London's New Year's Resolutions Throughout The Centuries

Last Updated 01 January 2026

Lydia Manch London's New Year's Resolutions Throughout The Centuries

This feature first appeared in January 2025 on Londonist: Time Machine, our much-praised history newsletter. To be the first to read new history features like this, sign up for free here.

A bust of Samuel pepys
Dry January early adopter: Samuel Pepys. Image by Matt Brown

As the New Year is upon us, we've compiled a handful of new year’s resolutions made by Londoners of times past. Our ancestors have been charging into January with good intentions re. less drinking, swearing, unkindness and excessive partying for centuries.

Giving up wine and theatre

Samuel Pepys, 1661-1662

Putting everybody’s Dry Januarys to shame, here comes Samuel Pepys — profligate wine-drinker and theatre-goer — with a resolution to forswear wine and theatre till the following Michaelmas. The reason seems to be a still pretty relevant mix of 1/ a craving for a more wholesome lifestyle (a common thread in his diaries is wild abandon, followed by mild repentance), and 2/ his spiralling cost of living.

"…I have newly taken a solemn oath about abstaining from plays and wine, which I am resolved to keep according to the letter of the oath which I keep by me…"

— from the Diary of Samuel Pepys, 31 December 1661

Pepys made good on the oath to his own satisfaction, if not abstaining completely for a full year (intermissions include 29 September 1662: "This day my oaths for drinking of wine and going to plays are out, and so I do resolve to take a liberty to-day, and then to fall to them again…"), charting it as a huge success, and one he intends to repeat, in his diary at the end of the year:

"…lived a very orderly life all this year by virtue of the oaths that God put into my heart to take against wine, plays, and other expenses, and to observe for these last twelve months, and which I am now going to renew, I under God owing my present content thereunto…"

— from the Diary of Samuel Pepys, 31 December 1662

Giving up resolutions, kind of

Virginia Woolf, 1931

"…Here are my resolutions for the next 3 months; the next lap of the year.
To have none. Not to be tied.
To be free & kindly with myself, not goading it to parties: to sit rather privately reading in the studio.
To make a good job of The Waves.
To stop irritation by the assurance that nothing is worth irritation…
…Sometimes to read, sometimes not to read.
To go out yes—but stay at home in spite of being asked.
As for clothes, to buy good ones…"

— from the Diaries of Virginia Woolf, 2 January 1931

Giving up pessimism

Charles Dickens, 1836

"And we are bound by every rule of justice and equity to give the New Year credit for being a good one, until he proves himself unworthy the confidence we repose in him."

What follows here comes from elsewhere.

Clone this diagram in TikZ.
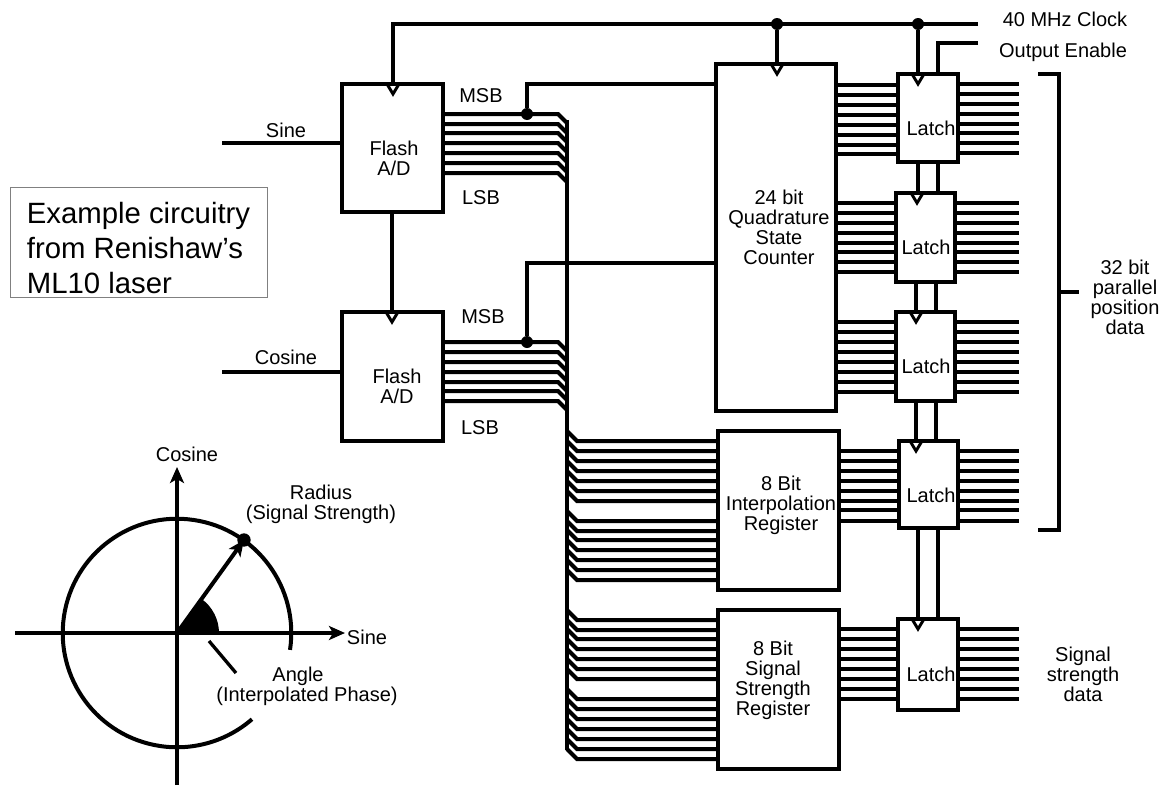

— Charles Dickens, from Bell’s Life in London, 3 January 1836 via The Charles Dickens Page. Stretching it to call this a resolution, maybe, but I think the splash of unbridled optimism for the year ahead from Dickens deserves a place in the list.

Giving up bitchiness. Sometimes.

James Agate, 1942

"To refrain from saying witty, unkind things, unless they are really witty and irreparably damaging…"

— from the diaries of James Agate, 2 January 1942 via Diaries of Note.

Giving up swearing

Assorted Londoners, 1959

Several strong moments in this collection of interviews with Londoners about their new year’s resolutions in 1959, but my favourite: this woman’s cheerful announcement that hers is to stop swearing, but that she probably won’t keep it because, "office life is very trying". Lady, we hear you.